Eco Comment – Black Friday November 24 is about shopping, you can DO NOTHING about it!

23 November 2023

No, it’s not a mistake. ‘Buy Nothing Day’ is a kick back against the mass advertising of Black Friday which follows the American Thanksgiving Holiday.

This holiday, which started as a religious day of Thanksgiving for safe arrival on the coast of Virginia in 1619, was a few years later celebrating the harvest with the help given by the Wampanoag Indians in cultivating crops and surviving their first harsh winter in 1621. It was a shared meal which lasted for three days!

Nowadays, thanks to President Franklin D. Roosevelt, Thanksgiving is held on the 24th November. This date was set because traditionally no advertising for Christmas was allowed before Thanksgiving, so now with this specific date set the commercial run up to Christmas could start!

The term Black Friday was coined by the police forces who had to control the massed crowds who came into the American cities looking for bargains, and that was before the advent of the internet and wall-to-wall advertising. So in the early 1990s, the campaign to Buy Nothing on this day was started.

As ever, what starts in the US comes here. The UK campaign to Buy Nothing was started in 2000 and the message has always been the same: ‘Shop Less, Live More’. Now, 23 years later, we all know we need to consume less! We know that ‘Recycling is Good but Reducing is Better’. However, we’re still lagging behind the forces of mass consumerism. Adverts for Black Friday have been around us in print, on the huge electronic billboards and on every TV, satellite and social media site going for weeks. The Buy Nothing adverts only started this week. Is this reverse psychology? Can we be persuaded to not follow the crowd?

It’s a sobering thought that in the UK there are now only 2 days out of 365 when we can’t physically go into a store or supermarket, and when supermarkets close for an extra day, they are being considerate employers for allowing their staff to have family time. Is this “Bah, humbug!” or a revival (if it ever went away?) of the Victorian work ethic? We might have to do other things at Christmas; Go to church? Go for a walk? Play games? Eat, drink and be merry … or we can scour the internet and shop online!

I got an email from ‘The Story of Stuff’ today. It, too, was advertising the notion that we should ‘Buy Less Stuff’ and have ‘More Joy’. It reminds us that every product we buy has an environmental and labour cost from long before it hits the store shelves to long after you toss it into the bin.

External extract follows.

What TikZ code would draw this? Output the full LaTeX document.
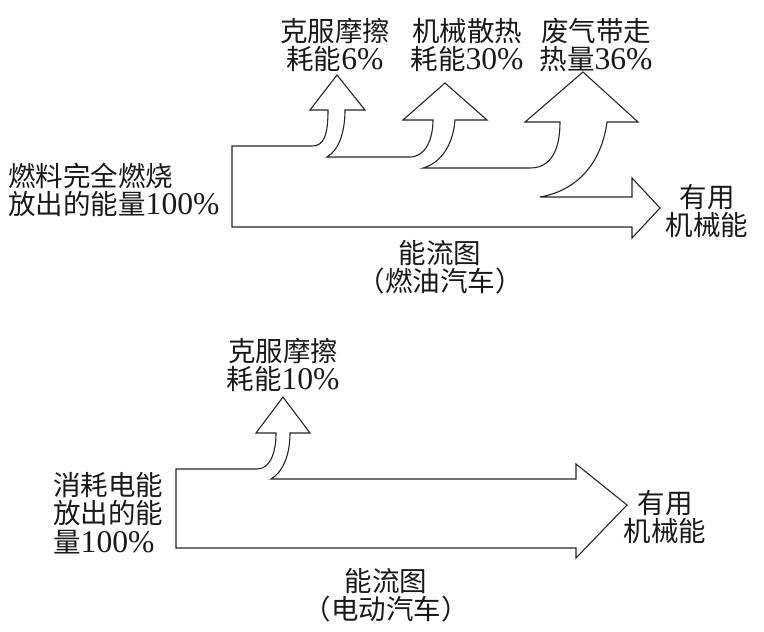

But back to Buy Nothing Day… how can you take part? It’s simple. You participate by not participating! Literally, doing nothing is doing something! Suggestions for specific actions include ending the addiction to:

  • Single use!
    Cups, bottles, packaging, ready meals and takeaway packaging. In the UK it’s estimated that 125,000 tonnes of plastic packaging are generated around Christmas time. Seasonal gifts with excessive packaging, single use plastic being used for food and toy packaging are among the worst offenders.
  • Take Action!
    Choose plastic-free or packaging-free gifts. Avoid wrapping paper with laminates, gold or silver foiling, coloured shapes and any type of glitter as none of these types of wrapping can be recycled. Worst of all is that if you do put them in the recycling they can pollute the whole container meaning that whole container has to go to landfill! ????
  • Kick bad fashion habits!
    Fast fashion is cheap and designed to be disposable – in the UK approximately 300,00 tonnes of clothes are burned or sent to landfill each year plus a staggering 93% of fashion brands don’t pay workers a living wage. ( So take action! avoid fast fashion and look beyond the label. Try upcycling, selling or donating clothes to local charities.

Can you buck the trend? Not be a lemming? Go against the flow?

Resist the temptation to spend!

Can you keep it up all weekend and resist Cyber Monday too?